O mesmo vale, por exemplo, para propaganda de cigarro. A empresa tabagista não pode alegar que vai continuar a fazer propaganda de cigarro porque tem um contrato com a emissora de TV se a lei passou a proibir esse tipo de propaganda. Não importa que, quando o contrato foi firmado, ele estivesse dentro da lei e fosse perfeito: agora ele já não está mais.
O problema fica mais complicado porque é fácil confundirmos ato jurídico perfeito e direito adquirido. Ato jurídico perfeito é aquele que seguiu todos os passos impostos pela lei no momento de sua formação. Não lhe falta nada para que ele gere os efeitos que as partes desejam que ele gere.

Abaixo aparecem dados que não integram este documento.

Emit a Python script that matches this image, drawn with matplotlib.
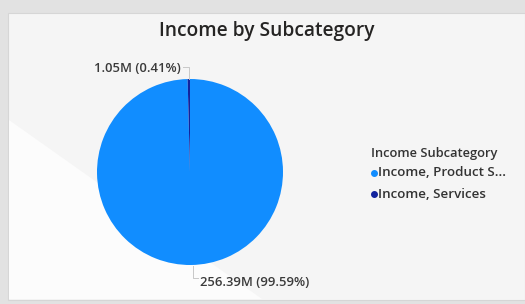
import matplotlib.pyplot as plt
from matplotlib.patches import Rectangle, Polygon

categories = ["Income, Product Sales", "Income, Services"]
values = [256.39e6, 1.05e6]
colors = ["#118DFF", "#12239E"]
legend_labels = ["Income, Product S...", "Income, Services"]

W, H = 525, 304
plt.rcParams["font.family"] = ["Open Sans", "DejaVu Sans"]

fig = plt.figure(figsize=(W / 100, H / 100), dpi=100)
fig.patch.set_facecolor("#e2e2e2")
ax = fig.add_axes([0, 0, 1, 1])


def py(y):
    return H - y


# pie centred on the panel's left half
cx, cy, r = 190, py(172), 93
ax.pie(values, colors=colors, startangle=90, counterclock=False,
       center=(cx, cy), radius=r, frame=True,
       wedgeprops=dict(linewidth=0, zorder=2))
ax.set_xlim(0, W)
ax.set_ylim(0, H)
ax.set_aspect("equal")
ax.axis("off")

# panel background
ax.add_patch(Rectangle((8, py(300)), W - 8, 287, facecolor="#f5f5f5",
                       edgecolor="#d6d6d6", linewidth=0.8, zorder=0))
ax.add_patch(Polygon([(9, py(120)), (9, py(299)), (262, py(299))],
                     closed=True, facecolor="#fcfcfc", edgecolor="none",
                     zorder=0.5))

ax.text(267, py(31), "Income by Subcategory", ha="center", va="center",
        fontsize=13.8, fontweight="semibold", color="#252423")

total = sum(values)
labels = [f"{v / 1e6:.2f}M ({v / total * 100:.2f}%)" for v in values]

# label for services (top)
ax.plot([183, 189, 189], [py(67), py(67), py(79)], color="#c8c8c8", lw=0.7)
ax.text(181, py(69), labels[1], ha="right", va="center", fontsize=9.4,
        fontweight="semibold", color="#3a3a3a")
# label for product (bottom)
ax.plot([193, 193, 198], [py(266), py(278), py(278)], color="#c8c8c8", lw=0.7)
ax.text(200, py(282), labels[0], ha="left", va="center", fontsize=9.4,
        fontweight="semibold", color="#3a3a3a")

# legend
ax.text(371, py(153), "Income Subcategory", ha="left", va="center",
        fontsize=9.3, fontweight="semibold", color="#333333")
for i, (lab, col) in enumerate(zip(legend_labels, colors)):
    yy = py(173 + 21 * i)
    ax.plot([374], [yy], marker="o", markersize=4, color=col, lw=0)
    ax.text(378, yy, lab, ha="left", va="center", fontsize=9.6,
            fontweight="semibold", color="#333333")

fig.savefig("out.png", dpi=100, facecolor=fig.get_facecolor())
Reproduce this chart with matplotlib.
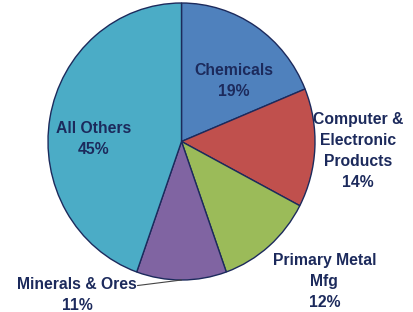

Já o direito adquirido é o direito que temos e não nos pode ser tomado. Mesmo que a Constituição mude mais adiante.
A relação entre o trabalhador e a previdência é um ato jurídico perfeito, mas ele só tem direito adquirido depois que tiver trabalhado o tempo suficiente para pedir a aposentadoria. Antes disso, ele tem apenas uma expectativa de direito. E se sua relação jurídica com a previdência não fosse perfeita, ele sequer teria essa expectativa de direito.
Pois bem, no caso dos empregados domésticos, o representante da OAB diz que eles só adquiririam direitos se rompessem suas relações de trabalho agora e firmassem novas relações de trabalho. Ou seja, a vasta maioria dos atuais trabalhadores domésticos não teriam os novos direitos.
Já o magistrado do trabalho disse que essa interpretação não faz sentido. O fato de o contrato ter atendido todas as formalidades quando a lei era diferente não o torna imune às mudanças que da Constituição. Afinal, o patrão não tem um direito adquirido sobre o trabalhador. Por outro lado, se a interpretação do magistrado está correta, se a lei mudar para pior para o trabalhador (por exemplo, abolir aviso prévio), quem já estava empregado não estaria protegido, já que ele também não teria direito adquirido.